> [What you have to do] Determine how many lines include "diagram". Give the number and nothing else.

> [Information shown]
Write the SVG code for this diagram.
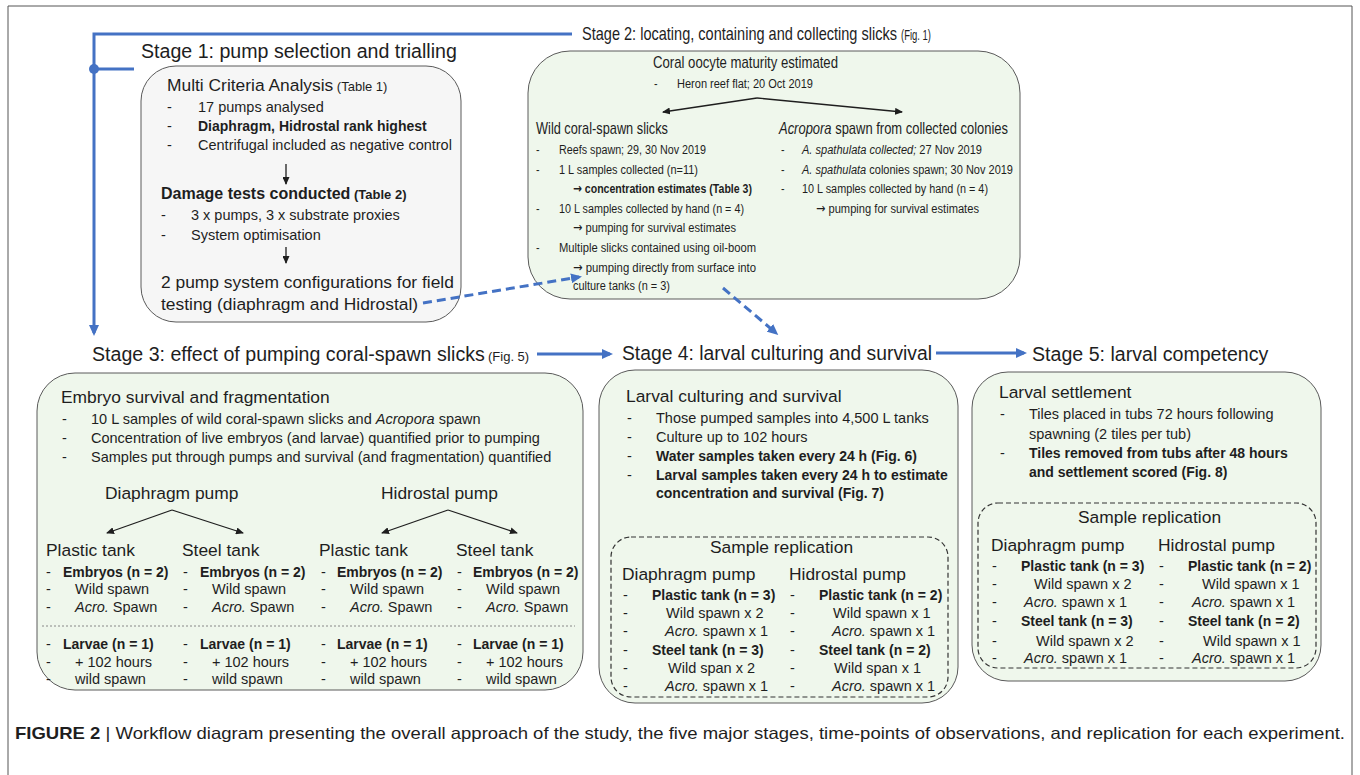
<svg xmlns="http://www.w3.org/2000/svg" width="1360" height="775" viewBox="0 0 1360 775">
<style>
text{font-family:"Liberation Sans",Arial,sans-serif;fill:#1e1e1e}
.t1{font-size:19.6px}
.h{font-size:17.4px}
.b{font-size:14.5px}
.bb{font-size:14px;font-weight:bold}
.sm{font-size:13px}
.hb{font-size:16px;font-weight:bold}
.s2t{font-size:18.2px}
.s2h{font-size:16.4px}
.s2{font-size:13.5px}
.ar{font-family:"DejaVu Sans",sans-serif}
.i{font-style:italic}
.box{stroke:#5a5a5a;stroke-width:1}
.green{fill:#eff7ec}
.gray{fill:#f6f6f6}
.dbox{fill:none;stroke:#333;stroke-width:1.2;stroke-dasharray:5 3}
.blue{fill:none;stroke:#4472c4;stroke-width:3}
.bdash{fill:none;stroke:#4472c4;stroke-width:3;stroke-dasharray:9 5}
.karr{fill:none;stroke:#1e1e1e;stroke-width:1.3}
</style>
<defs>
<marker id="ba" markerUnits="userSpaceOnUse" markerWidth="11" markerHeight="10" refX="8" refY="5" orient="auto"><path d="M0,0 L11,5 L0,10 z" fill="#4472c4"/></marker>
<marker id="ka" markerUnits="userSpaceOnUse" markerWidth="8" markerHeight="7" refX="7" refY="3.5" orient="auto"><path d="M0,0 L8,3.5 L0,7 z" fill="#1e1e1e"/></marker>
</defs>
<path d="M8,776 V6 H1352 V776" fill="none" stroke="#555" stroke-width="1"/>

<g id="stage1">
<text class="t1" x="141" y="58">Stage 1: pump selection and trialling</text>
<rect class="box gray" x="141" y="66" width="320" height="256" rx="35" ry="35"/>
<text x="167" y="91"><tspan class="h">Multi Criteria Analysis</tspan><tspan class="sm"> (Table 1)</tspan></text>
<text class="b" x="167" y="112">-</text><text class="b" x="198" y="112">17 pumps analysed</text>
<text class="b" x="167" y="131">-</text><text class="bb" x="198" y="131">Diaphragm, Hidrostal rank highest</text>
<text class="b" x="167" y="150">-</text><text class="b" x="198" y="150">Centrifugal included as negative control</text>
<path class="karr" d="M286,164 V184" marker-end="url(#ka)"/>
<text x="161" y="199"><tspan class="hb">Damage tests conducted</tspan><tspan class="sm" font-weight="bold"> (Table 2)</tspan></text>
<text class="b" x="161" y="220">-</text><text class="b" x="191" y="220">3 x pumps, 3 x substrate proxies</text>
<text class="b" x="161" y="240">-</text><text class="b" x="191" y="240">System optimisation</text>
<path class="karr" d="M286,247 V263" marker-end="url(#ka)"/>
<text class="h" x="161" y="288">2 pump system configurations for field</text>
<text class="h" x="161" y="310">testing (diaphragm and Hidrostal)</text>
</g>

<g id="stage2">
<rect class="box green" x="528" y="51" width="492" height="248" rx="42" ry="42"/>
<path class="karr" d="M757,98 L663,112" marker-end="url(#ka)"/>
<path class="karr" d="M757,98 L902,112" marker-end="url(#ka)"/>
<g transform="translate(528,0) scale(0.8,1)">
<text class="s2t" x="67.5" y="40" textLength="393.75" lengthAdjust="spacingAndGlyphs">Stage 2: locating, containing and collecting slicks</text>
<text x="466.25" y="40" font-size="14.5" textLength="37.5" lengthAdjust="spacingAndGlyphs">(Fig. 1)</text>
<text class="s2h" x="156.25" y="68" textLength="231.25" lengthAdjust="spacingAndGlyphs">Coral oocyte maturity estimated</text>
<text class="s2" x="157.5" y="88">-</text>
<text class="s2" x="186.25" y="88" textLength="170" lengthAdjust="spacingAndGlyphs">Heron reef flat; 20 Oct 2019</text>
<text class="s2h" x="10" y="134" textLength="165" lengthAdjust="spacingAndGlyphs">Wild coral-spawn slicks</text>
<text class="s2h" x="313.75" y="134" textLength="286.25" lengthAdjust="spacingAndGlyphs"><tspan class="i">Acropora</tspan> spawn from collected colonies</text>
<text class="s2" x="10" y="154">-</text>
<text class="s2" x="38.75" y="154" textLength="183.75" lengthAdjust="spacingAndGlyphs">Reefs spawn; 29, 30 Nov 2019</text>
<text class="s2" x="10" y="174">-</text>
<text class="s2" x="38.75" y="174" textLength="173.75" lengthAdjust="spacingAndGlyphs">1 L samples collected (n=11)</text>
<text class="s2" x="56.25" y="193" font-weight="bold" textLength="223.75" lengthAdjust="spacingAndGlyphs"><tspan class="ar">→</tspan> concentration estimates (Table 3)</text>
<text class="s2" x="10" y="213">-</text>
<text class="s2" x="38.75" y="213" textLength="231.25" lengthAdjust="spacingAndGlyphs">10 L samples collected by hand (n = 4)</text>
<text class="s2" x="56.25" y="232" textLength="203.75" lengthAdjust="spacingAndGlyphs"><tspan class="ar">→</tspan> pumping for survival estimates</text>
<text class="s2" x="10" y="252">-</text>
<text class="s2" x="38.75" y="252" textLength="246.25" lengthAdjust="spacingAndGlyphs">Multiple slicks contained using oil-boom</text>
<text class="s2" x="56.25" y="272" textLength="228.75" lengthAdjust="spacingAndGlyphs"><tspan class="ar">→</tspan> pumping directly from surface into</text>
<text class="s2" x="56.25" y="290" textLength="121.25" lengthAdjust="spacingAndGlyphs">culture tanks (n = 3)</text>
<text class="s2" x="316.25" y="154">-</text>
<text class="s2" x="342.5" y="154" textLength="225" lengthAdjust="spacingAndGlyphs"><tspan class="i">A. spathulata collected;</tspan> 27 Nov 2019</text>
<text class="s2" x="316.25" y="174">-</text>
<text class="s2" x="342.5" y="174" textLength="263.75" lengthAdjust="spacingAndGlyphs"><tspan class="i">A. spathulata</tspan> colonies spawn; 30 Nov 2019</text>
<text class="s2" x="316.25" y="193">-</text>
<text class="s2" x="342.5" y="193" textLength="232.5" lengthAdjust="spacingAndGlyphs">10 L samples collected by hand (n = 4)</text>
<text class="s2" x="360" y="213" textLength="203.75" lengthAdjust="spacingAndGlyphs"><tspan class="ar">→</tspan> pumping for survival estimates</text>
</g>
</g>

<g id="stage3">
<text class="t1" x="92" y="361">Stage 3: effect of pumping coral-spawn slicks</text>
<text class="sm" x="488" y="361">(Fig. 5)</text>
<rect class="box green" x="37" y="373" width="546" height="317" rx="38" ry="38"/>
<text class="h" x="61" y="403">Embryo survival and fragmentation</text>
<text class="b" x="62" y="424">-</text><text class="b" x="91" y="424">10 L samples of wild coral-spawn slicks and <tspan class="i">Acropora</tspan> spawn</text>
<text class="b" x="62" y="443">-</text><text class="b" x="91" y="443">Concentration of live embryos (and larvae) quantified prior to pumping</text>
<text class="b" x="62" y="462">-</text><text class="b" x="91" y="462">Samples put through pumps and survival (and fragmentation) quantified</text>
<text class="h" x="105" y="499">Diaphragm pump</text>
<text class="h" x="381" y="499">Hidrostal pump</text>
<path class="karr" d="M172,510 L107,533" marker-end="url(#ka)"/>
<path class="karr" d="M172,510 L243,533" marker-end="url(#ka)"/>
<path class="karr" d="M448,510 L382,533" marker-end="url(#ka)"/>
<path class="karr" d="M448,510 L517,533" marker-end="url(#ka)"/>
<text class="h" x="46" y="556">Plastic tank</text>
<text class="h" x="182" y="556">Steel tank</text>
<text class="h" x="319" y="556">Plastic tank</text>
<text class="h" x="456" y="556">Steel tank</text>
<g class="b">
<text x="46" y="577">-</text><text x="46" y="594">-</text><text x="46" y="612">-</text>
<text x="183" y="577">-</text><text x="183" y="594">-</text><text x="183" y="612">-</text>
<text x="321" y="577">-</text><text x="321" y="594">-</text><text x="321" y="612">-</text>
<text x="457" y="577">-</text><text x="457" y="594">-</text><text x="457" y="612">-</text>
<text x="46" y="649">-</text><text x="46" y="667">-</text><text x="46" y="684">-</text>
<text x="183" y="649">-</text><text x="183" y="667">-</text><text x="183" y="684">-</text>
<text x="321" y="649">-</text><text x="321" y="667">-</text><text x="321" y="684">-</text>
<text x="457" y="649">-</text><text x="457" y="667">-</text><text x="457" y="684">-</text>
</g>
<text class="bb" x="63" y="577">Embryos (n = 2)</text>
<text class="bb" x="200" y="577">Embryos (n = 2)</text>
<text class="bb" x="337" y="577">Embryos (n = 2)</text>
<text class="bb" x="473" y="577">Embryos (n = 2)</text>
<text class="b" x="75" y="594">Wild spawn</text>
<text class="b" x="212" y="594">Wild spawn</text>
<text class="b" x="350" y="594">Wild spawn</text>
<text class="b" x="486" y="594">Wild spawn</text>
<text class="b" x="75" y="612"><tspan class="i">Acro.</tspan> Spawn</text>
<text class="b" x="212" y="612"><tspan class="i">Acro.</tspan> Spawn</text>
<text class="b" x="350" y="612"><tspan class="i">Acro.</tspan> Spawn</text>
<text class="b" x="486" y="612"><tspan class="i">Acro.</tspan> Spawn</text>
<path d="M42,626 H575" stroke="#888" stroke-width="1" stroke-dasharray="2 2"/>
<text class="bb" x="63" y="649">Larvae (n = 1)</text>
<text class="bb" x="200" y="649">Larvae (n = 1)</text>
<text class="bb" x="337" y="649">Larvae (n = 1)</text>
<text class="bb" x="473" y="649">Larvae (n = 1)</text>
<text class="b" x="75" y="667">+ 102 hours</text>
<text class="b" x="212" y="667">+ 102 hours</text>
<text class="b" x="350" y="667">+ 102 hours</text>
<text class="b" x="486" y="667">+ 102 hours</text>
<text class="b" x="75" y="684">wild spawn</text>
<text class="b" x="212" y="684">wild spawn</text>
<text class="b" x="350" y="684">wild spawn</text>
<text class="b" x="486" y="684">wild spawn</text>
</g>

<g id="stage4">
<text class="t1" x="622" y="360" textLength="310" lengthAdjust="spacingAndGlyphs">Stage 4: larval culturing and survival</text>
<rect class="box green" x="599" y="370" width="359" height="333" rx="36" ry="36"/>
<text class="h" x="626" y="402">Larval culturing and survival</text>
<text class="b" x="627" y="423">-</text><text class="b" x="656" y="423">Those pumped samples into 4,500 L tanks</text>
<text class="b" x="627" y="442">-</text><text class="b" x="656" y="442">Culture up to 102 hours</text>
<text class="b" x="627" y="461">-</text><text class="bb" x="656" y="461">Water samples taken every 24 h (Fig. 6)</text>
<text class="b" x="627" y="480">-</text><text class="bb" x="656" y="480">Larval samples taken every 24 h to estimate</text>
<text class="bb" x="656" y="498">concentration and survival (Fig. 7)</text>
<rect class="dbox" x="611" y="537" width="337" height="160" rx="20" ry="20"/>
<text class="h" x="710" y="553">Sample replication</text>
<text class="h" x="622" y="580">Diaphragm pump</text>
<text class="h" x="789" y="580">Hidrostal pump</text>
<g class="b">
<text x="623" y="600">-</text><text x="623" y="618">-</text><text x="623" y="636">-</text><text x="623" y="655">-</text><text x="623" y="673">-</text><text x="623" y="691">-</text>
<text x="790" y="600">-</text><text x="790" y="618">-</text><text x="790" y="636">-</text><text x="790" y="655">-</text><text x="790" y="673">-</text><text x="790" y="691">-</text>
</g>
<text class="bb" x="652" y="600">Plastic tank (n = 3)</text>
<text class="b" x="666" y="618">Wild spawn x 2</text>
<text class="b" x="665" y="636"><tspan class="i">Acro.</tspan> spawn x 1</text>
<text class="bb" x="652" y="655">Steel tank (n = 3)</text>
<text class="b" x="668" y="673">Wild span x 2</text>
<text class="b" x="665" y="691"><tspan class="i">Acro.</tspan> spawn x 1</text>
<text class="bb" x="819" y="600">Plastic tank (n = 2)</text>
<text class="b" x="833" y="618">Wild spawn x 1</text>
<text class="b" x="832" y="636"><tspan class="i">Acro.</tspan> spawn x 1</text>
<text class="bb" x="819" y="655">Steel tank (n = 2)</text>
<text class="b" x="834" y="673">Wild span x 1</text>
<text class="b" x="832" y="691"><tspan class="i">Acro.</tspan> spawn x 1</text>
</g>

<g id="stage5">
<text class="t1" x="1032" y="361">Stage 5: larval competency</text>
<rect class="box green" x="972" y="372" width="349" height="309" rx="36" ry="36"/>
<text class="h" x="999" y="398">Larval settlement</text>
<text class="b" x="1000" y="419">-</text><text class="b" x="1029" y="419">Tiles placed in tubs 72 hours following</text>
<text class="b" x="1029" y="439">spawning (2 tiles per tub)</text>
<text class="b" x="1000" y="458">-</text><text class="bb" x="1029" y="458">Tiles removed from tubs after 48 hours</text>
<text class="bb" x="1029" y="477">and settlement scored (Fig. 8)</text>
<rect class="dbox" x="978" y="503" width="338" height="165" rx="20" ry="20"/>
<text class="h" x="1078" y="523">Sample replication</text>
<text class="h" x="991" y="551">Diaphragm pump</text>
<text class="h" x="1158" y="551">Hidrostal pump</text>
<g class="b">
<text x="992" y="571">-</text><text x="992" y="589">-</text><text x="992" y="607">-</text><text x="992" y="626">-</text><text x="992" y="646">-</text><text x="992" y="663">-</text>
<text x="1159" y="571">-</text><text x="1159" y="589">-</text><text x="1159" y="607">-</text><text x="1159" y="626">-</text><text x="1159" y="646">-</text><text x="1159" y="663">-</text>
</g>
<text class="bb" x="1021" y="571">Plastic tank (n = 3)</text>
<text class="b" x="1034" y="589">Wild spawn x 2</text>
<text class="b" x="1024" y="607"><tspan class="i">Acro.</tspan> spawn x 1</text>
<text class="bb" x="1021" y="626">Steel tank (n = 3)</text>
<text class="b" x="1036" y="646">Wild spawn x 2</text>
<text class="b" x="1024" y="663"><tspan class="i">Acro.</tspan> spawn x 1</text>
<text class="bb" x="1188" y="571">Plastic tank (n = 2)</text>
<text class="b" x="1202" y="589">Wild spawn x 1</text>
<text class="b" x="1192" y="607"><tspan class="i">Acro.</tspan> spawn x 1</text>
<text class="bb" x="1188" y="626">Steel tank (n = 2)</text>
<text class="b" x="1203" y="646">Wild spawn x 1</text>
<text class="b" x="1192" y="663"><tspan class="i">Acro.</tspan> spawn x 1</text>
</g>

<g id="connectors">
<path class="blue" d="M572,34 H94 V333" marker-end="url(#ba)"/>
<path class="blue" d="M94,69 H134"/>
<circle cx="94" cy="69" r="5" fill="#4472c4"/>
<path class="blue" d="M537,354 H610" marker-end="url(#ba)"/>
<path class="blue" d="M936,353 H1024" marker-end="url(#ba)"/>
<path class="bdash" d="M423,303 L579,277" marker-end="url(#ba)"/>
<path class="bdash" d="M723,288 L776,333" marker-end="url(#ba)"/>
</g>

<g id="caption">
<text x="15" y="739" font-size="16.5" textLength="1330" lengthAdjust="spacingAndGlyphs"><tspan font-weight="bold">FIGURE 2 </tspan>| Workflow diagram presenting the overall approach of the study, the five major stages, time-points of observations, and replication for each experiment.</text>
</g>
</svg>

> [Final result] 2